An internship can be a stressful yet rewarding role. Interns typically have to follow the requirements set aside by the university's internship program, as well as meet the expectations of the university supervisor.
- Beginning the Internship -- Before a college student can receive a degree, he or she will have to fulfill the tasks, responsibilities, and requirements of an internship. The internship is typically served during the last semester or the last year before graduation. Most internships are assigned by a faculty member of the particular department in which the student is obtaining a degree.
- Reviewing the Syllabus -- Interns are usually given a detailed syllabus at the beginning of the semester. This syllabus will typically list the requirements that must be met during the internship. Requirements generally cover a specific amount of service hours, daily assignments, specific projects, and a portfolio. The intern should read the syllabus carefully as soon as he or she receives it and note all of the important dates. In many cases, work will not be accepted after the due dates, so it is essential to continuously refer back to the syllabus.
- Portfolio -- While a large part of an internship involves first observing and then practicing in the area of the degree the student is pursuing, a portfolio will enable the university supervisor to keep track of a student's progress. In most cases, there will be specific assignments and projects that must be included in the portfolio. The intern will also be expected to include sample pieces of work from her internship, and she may also have to include a self-assessment form, in which she evaluates her own strengths and weaknesses. This self-assessment form is usually filled out at the beginning and again at the end of the internship. The portfolio may include the observations of the supervising employer as well.
- Supervising Employer -- The beginning of an internship is mostly observation. The supervising employer will model the position and responsibilities of the job for an extended period of time. After a couple of weeks of this basic observation, the intern will begin performing at least some of the duties, although he will only do so for a limited time at first.
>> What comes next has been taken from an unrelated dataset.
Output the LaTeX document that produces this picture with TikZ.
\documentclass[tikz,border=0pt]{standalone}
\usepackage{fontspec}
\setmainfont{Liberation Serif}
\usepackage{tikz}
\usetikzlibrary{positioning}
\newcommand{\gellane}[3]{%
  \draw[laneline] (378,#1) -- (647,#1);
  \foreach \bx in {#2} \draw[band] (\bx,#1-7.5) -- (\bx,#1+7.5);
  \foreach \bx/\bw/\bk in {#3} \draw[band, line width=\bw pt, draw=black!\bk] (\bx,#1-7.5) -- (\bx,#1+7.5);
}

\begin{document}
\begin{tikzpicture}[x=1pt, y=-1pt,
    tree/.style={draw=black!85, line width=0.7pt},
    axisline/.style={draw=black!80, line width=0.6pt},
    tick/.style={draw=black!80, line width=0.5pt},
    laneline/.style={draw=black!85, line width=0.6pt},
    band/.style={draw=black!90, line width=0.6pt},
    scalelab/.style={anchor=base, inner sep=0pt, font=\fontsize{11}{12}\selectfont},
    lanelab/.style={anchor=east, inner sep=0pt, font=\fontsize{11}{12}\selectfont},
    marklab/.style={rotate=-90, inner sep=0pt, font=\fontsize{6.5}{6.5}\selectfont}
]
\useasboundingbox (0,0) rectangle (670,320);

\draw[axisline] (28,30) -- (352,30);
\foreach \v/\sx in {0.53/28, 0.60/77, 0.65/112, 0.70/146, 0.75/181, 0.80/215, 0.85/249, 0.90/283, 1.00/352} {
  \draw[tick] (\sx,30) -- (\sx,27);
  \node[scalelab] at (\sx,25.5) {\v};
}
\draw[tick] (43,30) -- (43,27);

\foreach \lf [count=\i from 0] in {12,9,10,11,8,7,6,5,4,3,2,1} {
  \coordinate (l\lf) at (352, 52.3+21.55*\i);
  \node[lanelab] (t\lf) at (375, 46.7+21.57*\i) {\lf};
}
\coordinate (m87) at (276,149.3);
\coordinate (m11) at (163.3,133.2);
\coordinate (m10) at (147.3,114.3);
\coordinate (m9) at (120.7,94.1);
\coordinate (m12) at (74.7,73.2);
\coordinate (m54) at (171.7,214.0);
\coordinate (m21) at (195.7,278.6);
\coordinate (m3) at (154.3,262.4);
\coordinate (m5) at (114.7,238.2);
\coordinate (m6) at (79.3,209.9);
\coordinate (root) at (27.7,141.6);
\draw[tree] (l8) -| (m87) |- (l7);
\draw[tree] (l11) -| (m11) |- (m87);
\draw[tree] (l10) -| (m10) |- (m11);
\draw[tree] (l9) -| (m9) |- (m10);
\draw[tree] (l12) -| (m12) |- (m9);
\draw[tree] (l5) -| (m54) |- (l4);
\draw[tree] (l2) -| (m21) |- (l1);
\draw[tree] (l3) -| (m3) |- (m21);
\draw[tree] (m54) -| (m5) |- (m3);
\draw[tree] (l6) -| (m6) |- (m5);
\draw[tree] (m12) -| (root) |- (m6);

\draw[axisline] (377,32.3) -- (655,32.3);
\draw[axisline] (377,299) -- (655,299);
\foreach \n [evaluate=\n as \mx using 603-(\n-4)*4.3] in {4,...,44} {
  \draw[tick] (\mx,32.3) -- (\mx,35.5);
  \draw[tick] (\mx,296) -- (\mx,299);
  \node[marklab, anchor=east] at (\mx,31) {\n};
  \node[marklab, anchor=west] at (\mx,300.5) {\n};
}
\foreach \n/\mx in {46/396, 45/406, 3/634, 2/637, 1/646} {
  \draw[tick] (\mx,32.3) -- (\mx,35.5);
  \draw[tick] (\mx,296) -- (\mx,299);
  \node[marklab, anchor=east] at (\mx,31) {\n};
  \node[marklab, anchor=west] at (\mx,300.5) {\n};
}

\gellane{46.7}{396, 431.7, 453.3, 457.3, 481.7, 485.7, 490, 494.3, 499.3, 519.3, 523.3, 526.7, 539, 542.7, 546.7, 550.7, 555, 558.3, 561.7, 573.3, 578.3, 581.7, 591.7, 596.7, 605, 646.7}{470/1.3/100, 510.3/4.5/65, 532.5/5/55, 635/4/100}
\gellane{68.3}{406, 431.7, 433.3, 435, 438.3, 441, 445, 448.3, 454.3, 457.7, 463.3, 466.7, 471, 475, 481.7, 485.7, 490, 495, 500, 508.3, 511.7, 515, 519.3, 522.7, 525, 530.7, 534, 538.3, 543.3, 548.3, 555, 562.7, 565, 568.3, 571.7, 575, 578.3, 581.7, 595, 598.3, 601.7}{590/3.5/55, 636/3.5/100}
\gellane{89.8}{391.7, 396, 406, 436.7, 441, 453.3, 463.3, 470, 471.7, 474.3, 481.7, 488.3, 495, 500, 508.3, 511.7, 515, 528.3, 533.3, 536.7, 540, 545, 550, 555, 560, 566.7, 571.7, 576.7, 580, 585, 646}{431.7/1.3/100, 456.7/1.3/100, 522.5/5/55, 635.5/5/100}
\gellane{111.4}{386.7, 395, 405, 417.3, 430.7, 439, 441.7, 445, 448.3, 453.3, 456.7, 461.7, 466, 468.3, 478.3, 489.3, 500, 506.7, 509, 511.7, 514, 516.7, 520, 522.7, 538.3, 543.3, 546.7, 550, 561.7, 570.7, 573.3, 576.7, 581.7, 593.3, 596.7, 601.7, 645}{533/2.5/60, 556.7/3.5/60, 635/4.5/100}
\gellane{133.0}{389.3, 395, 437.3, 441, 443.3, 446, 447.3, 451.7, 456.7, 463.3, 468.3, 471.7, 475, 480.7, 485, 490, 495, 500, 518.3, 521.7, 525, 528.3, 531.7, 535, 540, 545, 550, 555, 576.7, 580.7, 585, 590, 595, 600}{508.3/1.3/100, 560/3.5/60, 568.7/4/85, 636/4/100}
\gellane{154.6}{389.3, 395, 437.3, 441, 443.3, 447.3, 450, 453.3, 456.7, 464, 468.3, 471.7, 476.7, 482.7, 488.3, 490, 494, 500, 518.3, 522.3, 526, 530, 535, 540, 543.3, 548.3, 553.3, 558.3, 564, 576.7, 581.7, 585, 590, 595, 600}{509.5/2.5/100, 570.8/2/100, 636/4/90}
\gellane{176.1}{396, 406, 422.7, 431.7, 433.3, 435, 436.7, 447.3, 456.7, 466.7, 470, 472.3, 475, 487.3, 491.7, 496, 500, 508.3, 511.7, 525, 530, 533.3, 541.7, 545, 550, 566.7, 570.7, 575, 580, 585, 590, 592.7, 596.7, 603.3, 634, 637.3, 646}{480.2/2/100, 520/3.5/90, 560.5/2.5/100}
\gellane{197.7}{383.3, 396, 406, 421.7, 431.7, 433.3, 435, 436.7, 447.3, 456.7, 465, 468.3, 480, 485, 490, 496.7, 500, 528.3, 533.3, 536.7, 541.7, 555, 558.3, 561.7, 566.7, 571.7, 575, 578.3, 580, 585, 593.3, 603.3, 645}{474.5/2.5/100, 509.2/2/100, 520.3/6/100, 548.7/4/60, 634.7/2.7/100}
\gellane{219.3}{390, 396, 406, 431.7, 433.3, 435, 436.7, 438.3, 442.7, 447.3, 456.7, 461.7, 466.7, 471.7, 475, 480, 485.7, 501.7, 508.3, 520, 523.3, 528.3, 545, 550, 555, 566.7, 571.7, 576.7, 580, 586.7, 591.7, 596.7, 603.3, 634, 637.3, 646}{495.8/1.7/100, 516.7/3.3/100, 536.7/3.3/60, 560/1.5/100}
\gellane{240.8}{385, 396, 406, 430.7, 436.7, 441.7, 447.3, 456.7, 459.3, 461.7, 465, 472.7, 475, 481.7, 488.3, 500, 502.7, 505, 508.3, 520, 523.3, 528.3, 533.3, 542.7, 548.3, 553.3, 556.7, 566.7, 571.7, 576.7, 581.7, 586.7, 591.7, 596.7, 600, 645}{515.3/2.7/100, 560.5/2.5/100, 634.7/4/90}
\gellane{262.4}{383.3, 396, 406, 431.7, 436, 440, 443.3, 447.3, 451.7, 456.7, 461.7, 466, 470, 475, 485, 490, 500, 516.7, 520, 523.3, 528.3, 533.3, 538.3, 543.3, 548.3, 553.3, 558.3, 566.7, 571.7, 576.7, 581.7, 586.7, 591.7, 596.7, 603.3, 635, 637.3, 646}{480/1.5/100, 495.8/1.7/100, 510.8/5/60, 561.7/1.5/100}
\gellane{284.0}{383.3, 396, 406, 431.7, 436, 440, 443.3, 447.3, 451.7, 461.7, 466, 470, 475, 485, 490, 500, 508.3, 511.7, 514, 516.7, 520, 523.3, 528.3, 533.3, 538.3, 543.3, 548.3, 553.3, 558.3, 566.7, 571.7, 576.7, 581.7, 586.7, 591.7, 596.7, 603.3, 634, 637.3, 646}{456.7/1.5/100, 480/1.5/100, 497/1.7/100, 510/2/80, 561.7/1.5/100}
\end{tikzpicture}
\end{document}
As time goes on, his responsibilities will grow, and by the end of the internship, he should be working most if not all of the day. The supervising employer will continue to observe the intern, giving advice and support during this time.
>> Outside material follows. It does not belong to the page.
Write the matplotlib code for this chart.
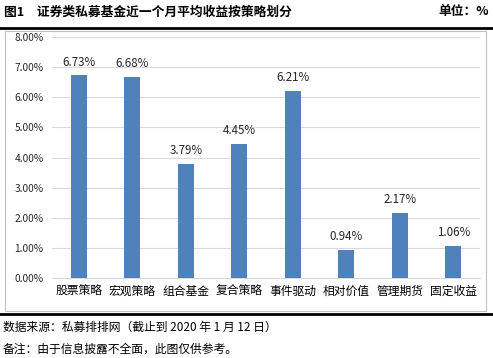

- University Supervisor -- While the supervising employer will have the most opportunity to observe the capabilities and behavior of the intern, the university supervisor will play an important role as well. In the beginning, the supervisor may make scheduled visits to observe the intern as she performs the daily duties of her internship. Eventually, however, the visits will more than likely be unannounced, although the supervisor may have communicated with the supervising employer in advance of these visits. The role of the university supervisor is to observe and instruct. The supervisor will remain on the job for a set period of time. Then, the supervisor will meet with the intern to discuss any observations and concerns that he or she has noticed.
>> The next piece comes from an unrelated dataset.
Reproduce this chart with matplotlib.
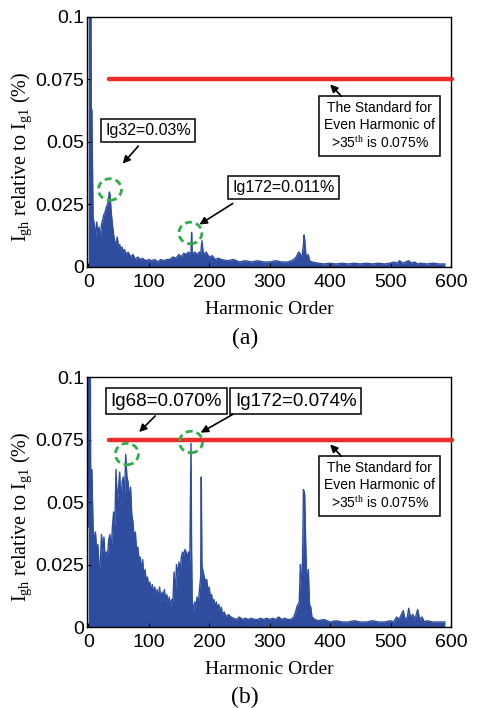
import matplotlib
matplotlib.use('Agg')
import matplotlib.pyplot as plt
from matplotlib.patches import Ellipse

plt.rcParams['font.family'] = 'Liberation Sans'
plt.rcParams['mathtext.fontset'] = 'custom'
plt.rcParams['mathtext.rm'] = 'Liberation Serif'
plt.rcParams['mathtext.it'] = 'Liberation Serif:italic'

# ---- data ----
# (a) harmonic order / amplitude (% of Ig1)
ha = [0, 1, 2, 3, 4, 5, 6, 8, 10, 12, 14, 16, 18, 20, 22, 24, 26, 28, 30, 32,
      34, 35, 36, 38, 40, 42, 44, 46, 48, 50, 52, 54, 56, 58, 60, 63, 66, 70,
      74, 78, 82, 86, 90, 95, 100, 105, 110, 115, 120, 125, 130, 135, 140, 145,
      150, 154, 158, 162, 166, 168, 170, 171, 172, 174, 176, 180, 184, 186,
      188, 190, 192, 195, 200, 205, 210, 215, 220, 230, 240, 250, 260, 270,
      280, 290, 300, 310, 320, 330, 336, 340, 344, 348, 350, 352, 354, 356,
      357, 358, 360, 362, 364, 366, 370, 380, 390, 400, 410, 420, 430, 440,
      450, 460, 470, 480, 490, 500, 505, 510, 515, 520, 525, 530, 535, 540,
      545, 550, 560, 570, 580, 590]
ia = [0.15, 0.15, 0.15, 0.15, 0.15, 0.063, 0.063, 0.020, 0.017, 0.012, 0.018,
      0.013, 0.016, 0.011, 0.017, 0.019, 0.021, 0.022, 0.024, 0.025, 0.028,
      0.030, 0.029, 0.022, 0.017, 0.013, 0.010, 0.009, 0.012, 0.008, 0.009,
      0.007, 0.008, 0.006, 0.007, 0.005, 0.006, 0.004, 0.005, 0.003, 0.004,
      0.003, 0.0035, 0.0025, 0.003, 0.0025, 0.003, 0.002, 0.003, 0.0025,
      0.003, 0.003, 0.004, 0.0035, 0.005, 0.004, 0.0055, 0.005, 0.006, 0.005,
      0.006, 0.0138, 0.006, 0.005, 0.006, 0.005, 0.006, 0.005, 0.0105, 0.006,
      0.005, 0.006, 0.004, 0.0045, 0.003, 0.0035, 0.003, 0.0025, 0.003,
      0.002, 0.0025, 0.002, 0.0025, 0.002, 0.002, 0.0025, 0.002, 0.002,
      0.0025, 0.003, 0.004, 0.006, 0.0055, 0.004, 0.005, 0.009, 0.0128,
      0.011, 0.005, 0.004, 0.005, 0.0025, 0.002, 0.0015, 0.0012, 0.0015,
      0.0012, 0.0015, 0.0012, 0.0015, 0.0012, 0.0015, 0.0012, 0.0015, 0.0012,
      0.0015, 0.002, 0.0015, 0.0025, 0.0015, 0.002, 0.0025, 0.0015, 0.002,
      0.0012, 0.0015, 0.0012, 0.0015, 0.0012, 0.0012]

# (b)
hb = [0, 1, 2, 3, 4, 6, 8, 10, 12, 14, 16, 18, 20, 22, 24, 26, 28, 30, 32, 34,
      36, 38, 40, 42, 44, 46, 48, 50, 52, 54, 56, 58, 60, 62, 64, 66, 68, 70,
      72, 74, 76, 78, 80, 82, 84, 86, 88, 90, 92, 94, 96, 98, 100, 102, 104,
      106, 108, 110, 112, 114, 116, 118, 120, 122, 124, 126, 128, 130, 132,
      134, 136, 138, 140, 142, 144, 146, 148, 150, 152, 154, 156, 158, 160,
      162, 164, 166, 168, 170, 171, 172, 174, 176, 178, 180, 182, 184, 186,
      187, 188, 190, 192, 194, 196, 198, 200, 202, 204, 206, 208, 210, 212,
      214, 216, 218, 220, 222, 225, 228, 232, 236, 240, 245, 250, 255, 260,
      265, 270, 275, 280, 285, 290, 295, 300, 305, 310, 315, 320, 325, 330,
      335, 340, 343, 345, 347, 349, 351, 352, 354, 356, 358, 360, 362, 364,
      366, 368, 370, 375, 380, 390, 400, 410, 420, 430, 440, 450, 460, 470,
      480, 490, 500, 505, 510, 514, 518, 521, 524, 528, 530, 533, 537, 540,
      545, 548, 552, 556, 560, 570, 580, 590]
ib = [0.040, 0.15, 0.15, 0.15, 0.063, 0.063, 0.040, 0.034, 0.038, 0.030,
      0.033, 0.022, 0.026, 0.037, 0.030, 0.036, 0.027, 0.030, 0.029, 0.035,
      0.037, 0.030, 0.040, 0.046, 0.040, 0.063, 0.050, 0.055, 0.062, 0.048,
      0.058, 0.060, 0.052, 0.069, 0.060, 0.058, 0.050, 0.056, 0.045, 0.042,
      0.035, 0.038, 0.030, 0.032, 0.027, 0.028, 0.022, 0.027, 0.020, 0.023,
      0.018, 0.020, 0.016, 0.018, 0.014, 0.017, 0.013, 0.016, 0.012, 0.015,
      0.011, 0.016, 0.010, 0.014, 0.012, 0.015, 0.010, 0.013, 0.009, 0.012,
      0.008, 0.011, 0.010, 0.022, 0.012, 0.025, 0.020, 0.026, 0.022, 0.028,
      0.030, 0.029, 0.031, 0.030, 0.028, 0.030, 0.025, 0.0735, 0.030, 0.010,
      0.006, 0.010, 0.008, 0.012, 0.009, 0.015, 0.020, 0.060, 0.025, 0.022,
      0.020, 0.018, 0.019, 0.014, 0.016, 0.012, 0.013, 0.010, 0.011, 0.008,
      0.010, 0.007, 0.009, 0.006, 0.008, 0.005, 0.006, 0.004, 0.005, 0.004,
      0.0035, 0.003, 0.004, 0.003, 0.0035, 0.003, 0.0035, 0.003, 0.003,
      0.0035, 0.003, 0.0035, 0.003, 0.0035, 0.003, 0.004, 0.003, 0.0035,
      0.003, 0.003, 0.004, 0.006, 0.008, 0.009, 0.010, 0.025, 0.020, 0.018,
      0.055, 0.053, 0.030, 0.015, 0.023, 0.009, 0.008, 0.004, 0.003, 0.0025,
      0.003, 0.002, 0.0025, 0.002, 0.002, 0.0025, 0.002, 0.002, 0.0025,
      0.002, 0.002, 0.0025, 0.002, 0.004, 0.003, 0.005, 0.0065, 0.003, 0.004,
      0.0075, 0.004, 0.005, 0.003, 0.007, 0.003, 0.004, 0.002, 0.0025, 0.002,
      0.002, 0.002]

limit = 0.075
limit_start = 35
yticks = [0, 0.025, 0.05, 0.075, 0.1]
yticklabels = ['0', '0.025', '0.05', '0.075', '0.1']
xticks = [0, 100, 200, 300, 400, 500, 600]

blue = '#2f4d9e'
red = '#ee2b2b'
green = '#2fae48'

fig = plt.figure(figsize=(4.8, 7.08), dpi=100)
ax_a = fig.add_axes([0.18125, 0.6229, 0.7583, 0.3531])
ax_b = fig.add_axes([0.18125, 0.1144, 0.7583, 0.3531])

std_text = 'The Standard for\nEven Harmonic of\n>35$^{\\rm th}$ is 0.075%'


def draw_panel(ax, h, amp):
    ax.fill_between(h, amp, 0, color=blue, lw=0)
    ax.plot(h, amp, color=blue, lw=1.0)
    ax.plot([limit_start, 602], [limit, limit], color=red, lw=3.2,
            solid_capstyle='round', clip_on=False, zorder=5)
    ax.set_xlim(-2, 600)
    ax.set_ylim(0, 0.1)
    ax.set_xticks(xticks)
    ax.set_yticks(yticks)
    ax.set_yticklabels(yticklabels)
    ax.tick_params(direction='in', length=3, labelsize=14, pad=2)
    ax.tick_params(axis='x', pad=5)
    for s in ax.spines.values():
        s.set_linewidth(1.0)
    ax.set_xlabel('Harmonic Order', family='Liberation Serif', fontsize=14,
                  labelpad=7)
    ax.set_ylabel('I$_{\\rm gh}$ relative to I$_{\\rm g1}$ (%)',
                  family='Liberation Serif', fontsize=14.5)
    ax.yaxis.set_label_coords(-0.145, 0.44)
    ax.text(482, limit - 0.0186, std_text, ha='center', va='center',
            fontsize=10, linespacing=1.25, zorder=6,
            bbox=dict(boxstyle='square,pad=0.35', fc='white', ec='black', lw=1.1))
    ax.annotate('', xy=(397, 0.0738), xytext=(422, 0.0675),
                arrowprops=dict(arrowstyle='-|>', color='black', lw=1.2,
                                mutation_scale=11), zorder=6)


def circle(ax, x, y):
    ax.add_patch(Ellipse((x, y), 38, 0.0086, fill=False, ec=green, lw=2.0,
                         ls=(0, (2.5, 1.5)), zorder=7, clip_on=False))


def label_box(ax, x, y, text, size):
    ax.text(x, y, text, ha='center', va='center', fontsize=size, zorder=6,
            bbox=dict(boxstyle='square,pad=0.25', fc='white', ec='black', lw=1.1))


def arrow(ax, start, tip):
    ax.annotate('', xy=tip, xytext=start,
                arrowprops=dict(arrowstyle='-|>', color='black', lw=1.2,
                                mutation_scale=11), zorder=6)


# panel (a)
draw_panel(ax_a, ha, ia)
label_box(ax_a, 99, 0.0546, 'Ig32=0.03%', 11.5)
label_box(ax_a, 323, 0.0316, 'Ig172=0.011%', 11.5)
arrow(ax_a, (86, 0.0492), (54, 0.0405))
arrow(ax_a, (243, 0.026), (180, 0.0164))
circle(ax_a, 36, 0.0310)
circle(ax_a, 169, 0.0136)

# panel (b)
draw_panel(ax_b, hb, ib)
label_box(ax_b, 129, 0.0904, 'Ig68=0.070%', 13.5)
label_box(ax_b, 343, 0.0904, 'Ig172=0.074%', 13.5)
arrow(ax_b, (114, 0.0852), (81, 0.0772))
arrow(ax_b, (243, 0.0856), (182, 0.0772))
circle(ax_b, 64, 0.0692)
circle(ax_b, 170, 0.0740)

fig.text(245 / 480, 1 - 338 / 708, '(a)', ha='center', va='center',
         family='Liberation Serif', fontsize=17)
fig.text(245 / 480, 1 - 697 / 708, '(b)', ha='center', va='center',
         family='Liberation Serif', fontsize=17)

fig.savefig('out.png', dpi=100)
- Graduation -- Towards the end of the internship, the supervising employer will be asked by the university to submit a recommendation as to the success and aptitude of the intern. The university supervisor will be the ultimate person responsible for submitting a final grade for the intern, however.
- Problems -- Interns should keep in mind that they must log a certain amount of hours during their internship. If circumstances such as illness or injury should keep them from completing these hours, they may have to extend their internship beyond the original completion date and postpone their graduation until the next semester.